Belarus activists urge owners of Chekist barbershop to change its name


Livestream by Stas Karpau

The name of a newly-opened barbershop has detonated controversies among Belarusian Internet users.

On Tuesday, activists and former political prisoners Zmitser Dashkevich and Eduard Palchys visited the salon in Minsk. They were accompanied by journalists.

Talking to a co-owner of the barbershop, Zmitser Dashkevich suggested it should be renamed. He promised that Belarusian bloggers would promote the salon on social media providing that it gained another, less questionable, name. According to Dashkevich, they will go bankrupt if the Chekist title remains.

The activists placed a poster with the names of 128 persons executed in the Soviet era, but another co-owner removed it.

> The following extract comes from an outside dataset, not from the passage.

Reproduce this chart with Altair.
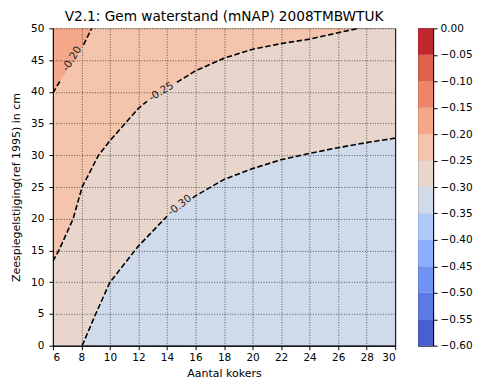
import altair as alt
import pandas as pd

# Contour levels and band colours (coolwarm, 12 bands)
levels = [-0.60, -0.55, -0.50, -0.45, -0.40, -0.35, -0.30, -0.25, -0.20, -0.15, -0.10, -0.05, 0.00]
band_colors = ["#485fd1", "#5b7ae5", "#7093f3", "#8db0fe", "#aec9fc", "#cfdaea",
               "#e8d6cc", "#f5c4ac", "#f4a889", "#ee8468", "#de614d", "#c0282f"]

x_ticks = list(range(6, 31, 2))
y_ticks = list(range(0, 51, 5))

# Contour lines
c30_x = [8.05, 9.0, 10.0, 12.0, 14.0, 15.8, 16.0, 18.0, 20.0, 22.0, 24.0, 26.0, 28.0, 30.0]
c30_y = [0.0, 5.0, 10.0, 15.7, 20.4, 23.3, 23.6, 26.2, 27.9, 29.3, 30.3, 31.2, 32.0, 32.7]

c25_x = [6.0, 6.42, 7.42, 8.05, 9.2, 10.0, 12.0, 12.6, 14.7, 16.0, 18.0, 20.0, 22.0, 24.0, 26.0, 27.4]
c25_y = [13.3, 15.0, 20.0, 25.0, 30.0, 32.3, 37.4, 38.5, 41.5, 43.3, 45.3, 46.7, 47.6, 48.3, 49.3, 50.0]

c20_x = [6.0, 6.5, 8.15, 8.72]
c20_y = [39.8, 41.7, 47.4, 50.0]

label_text = ["-0.30", "-0.25", "-0.20"]
label_x = [14.9, 13.6, 7.35]
label_y = [22.1, 40.0, 45.2]
label_angle = [322, 328, 302]

x_dom = [6, 30]
y_dom = [0, 50]
top_value = 50

xs = alt.Scale(domain=x_dom, nice=False, zero=False)
ys = alt.Scale(domain=y_dom, nice=False)

xaxis = alt.Axis(values=x_ticks, title="Aantal kokers", grid=True, zindex=1,
                 labelPadding=3, titlePadding=4, format="d", labelOverlap=False)
yaxis = alt.Axis(values=y_ticks, title="Zeespiegelstijging(ref 1995) in cm", grid=True,
                 zindex=1, labelPadding=5, titlePadding=9, format="d", labelOverlap=False)


def X():
    return alt.X("x:Q", scale=xs, axis=xaxis)


def Y():
    return alt.Y("y:Q", scale=ys, axis=yaxis)


def area_df(xv, yv):
    return pd.DataFrame({"x": xv, "y": yv})


fill30 = area_df([x_dom[0]] + c30_x, [y_dom[0]] + c30_y)
fill25 = area_df(c25_x, c25_y)
fill20 = area_df(c20_x, c20_y)


def area_layer(df, color):
    return alt.Chart(df).mark_area(color=color, clip=True, opacity=1).encode(
        x=X(), y=Y(), y2=alt.datum(top_value),
    )


def line_df(xv, yv, lx):
    return pd.DataFrame({"x": xv, "y": yv, "seg": [0 if v < lx else 1 for v in xv]})


lines = pd.concat([
    line_df(c30_x, c30_y, label_x[0]).assign(c="c30"),
    line_df(c25_x, c25_y, label_x[1]).assign(c="c25"),
    line_df(c20_x, c20_y, label_x[2]).assign(c="c20"),
], ignore_index=True)
lines["key"] = lines["c"] + "_" + lines["seg"].astype(str)

line_layer = alt.Chart(lines).mark_line(color="black", strokeWidth=1.6,
                                        strokeDash=[5.5, 2.5], clip=True).encode(
    x=X(), y=Y(), detail="key:N",
)

labels = pd.DataFrame({"t": label_text, "x": label_x, "y": label_y, "a": label_angle})
text_layers = [
    alt.Chart(labels.iloc[[i]]).mark_text(fontSize=10.5, font="DejaVu Sans", color="#222222",
                                          angle=int(label_angle[i])).encode(
        x=X(), y=Y(), text="t:N")
    for i in range(len(label_text))
]

main = alt.layer(
    area_layer(fill30, band_colors[6]),
    area_layer(fill25, band_colors[7]),
    area_layer(fill20, band_colors[8]),
    line_layer,
    *text_layers,
).properties(
    width=343, height=318,
    title=alt.TitleParams("V2.1: Gem waterstand (mNAP) 2008TMBWTUK", fontSize=13.7,
                          fontWeight="normal", font="DejaVu Sans", color="black", offset=0),
)

cb = pd.DataFrame({"lo": levels[:-1], "hi": levels[1:], "color": band_colors})
colorbar = alt.Chart(cb).mark_rect().encode(
    y=alt.Y("lo:Q", scale=alt.Scale(domain=[levels[0], levels[-1]], nice=False, zero=False),
            axis=alt.Axis(orient="right", values=levels, format=".2f", title=None, grid=False,
                          labelPadding=3, labelOverlap=False)),
    y2="hi:Q",
    color=alt.Color("color:N", scale=None),
).properties(width=15, height=318)

chart = alt.hconcat(main, colorbar, spacing=21).properties(
    padding={"left": 2, "right": 0, "top": 0, "bottom": 0}
).configure_view(
    stroke="black", strokeWidth=1, fill=band_colors[5]
).configure_axis(
    domainColor="black", tickColor="black", tickSize=4, labelFontSize=10.5, titleFontSize=11,
    labelColor="black", titleColor="black", labelFont="DejaVu Sans", titleFont="DejaVu Sans",
    titleFontWeight="normal", gridColor="black", gridDash=[1, 1.6], gridWidth=0.8,
    gridOpacity=0.75, domain=True,
)

chart.save("out.html", embed_options={"renderer": "svg", "actions": False})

“When we all sobered down, there was a discussion – we were talking for half an hour off the record. In fact, they [co-owners] may think about changing the name. Moral responsibility for resurrecting such ideas does exist; for example, normal countries banned Communist symbols. According to them, ‘Chekist’ is like James Bond, Agent 007, they just wanted to cut through the clutter. In turn, we told them they had alreadyshowed off, and now they should think about how to solve the situation – e.g. they may ask for some new ideas about the name or help in making logo,” Zmitser Dashkevich told belsat.eu.

Felix Dzerzhinsky’s creature, CheKa, or the AllRussian Emergency Commission for Combating Counter-Revolution and Sabotage, was an important tool of Red Terror, a campaign of mass killings, torture, and systematic oppression conducted by the Bolsheviks.

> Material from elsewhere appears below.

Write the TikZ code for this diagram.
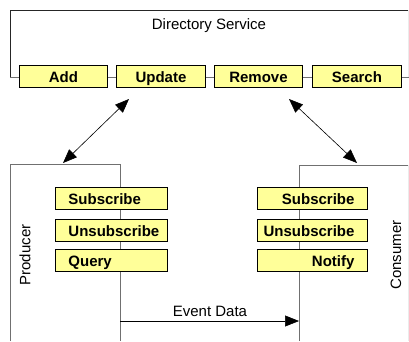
\documentclass[tikz,border=0pt]{standalone}
\usepackage{fontspec}
\setmainfont{Liberation Sans}
\usetikzlibrary{arrows.meta}
\definecolor{btnfill}{HTML}{FFFF99}
\definecolor{edge}{HTML}{707070}
\tikzset{
  btn/.style={draw=black, line width=0.9pt, fill=btnfill, minimum height=22pt,
    inner sep=0pt, text height=12pt, text depth=0pt,
    font=\fontsize{15}{15}\selectfont\bfseries, anchor=north west},
  lbtn/.style={btn, minimum width=112pt},
  rbtn/.style={btn, minimum width=110pt},
  frame/.style={draw=edge, line width=1pt},
  link/.style={line width=0.6pt, {Triangle[length=14pt,width=11pt]}-{Triangle[length=14pt,width=11pt]}},
  lbl/.style={font=\fontsize{15}{15}\selectfont, inner sep=0pt}
}
\newcommand{\lefttext}[1]{\makebox[86pt][l]{#1}}
\newcommand{\righttext}[1]{\makebox[84pt][r]{#1}}
\begin{document}
\begin{tikzpicture}[x=1pt, y=-1pt]
\useasboundingbox (0,0) rectangle (409,341);
\fill[white] (0,0) rectangle (409,341);

% directory service frame
\draw[draw=black!85, line width=1pt] (10,77) -- (10,10) -- (409,10);
\draw[draw=black!8, line width=0.8pt] (408,10) -- (408,77);
\draw[frame] (10,77) -- (409,77);
\node[lbl] (ds) at (209,26) {Directory Service};

\node[btn, minimum width=88pt] (add) at (19,65) {Add};
\node[btn, minimum width=89pt] (upd) at (116,65) {Update};
\node[btn, minimum width=88pt] (rem) at (214,65) {Remove};
\node[btn, minimum width=89pt] (sea) at (312,65) {Search};

% producer frame
\draw[frame] (10,341) -- (10,164) -- (120,164) -- (120,341);
\node[lbl, rotate=90] (prod) at (25,255) {Producer};
\node[lbtn] (ps) at (55,187) {\lefttext{Subscribe}};
\node[lbtn] (pu) at (55,219) {\lefttext{Unsubscribe}};
\node[lbtn] (pq) at (55,249) {\lefttext{Query}};

% consumer frame
\draw[frame] (299,341) -- (299,165) -- (409,165);
\draw[draw=black!8, line width=0.8pt] (408,165) -- (408,341);
\node[lbl, rotate=90] (cons) at (396,255) {Consumer};
\node[rbtn] (cs) at (257,187) {\righttext{Subscribe}};
\node[rbtn] (cu) at (257,219) {\righttext{Unsubscribe}};
\node[rbtn] (cn) at (257,249) {\righttext{Notify}};

% links to the directory
\coordinate (la) at (129,99);
\coordinate (lb) at (63,163);
\coordinate (ra) at (289,99);
\coordinate (rb) at (357,163);
\draw[link] (la) -- (lb);
\draw[link] (ra) -- (rb);

% event data flow
\coordinate (es) at (120,321);
\coordinate (ee) at (299,321);
\draw[line width=0.6pt, -{Triangle[length=14pt,width=11pt]}] (es) -- (ee);
\node[lbl] (ev) at (210,311) {Event Data};
\end{tikzpicture}
\end{document}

Dzerzhinsky, one of the initiators of mass repressions, defined the Red Terror as ‘intimidation, arrests and destruction of enemies of the revolution taking into account their class affiliation’. Independent experts state that the Red Terror is not only punitive measures of the Bolsheviks in the course of the Civil War (1917-1923), but during the whole period of existence of the Soviet regime.

Cheka was the first political terror body in the history of Soviet Russia, which was later converted into the NKVD and into the KGB after the Second World War.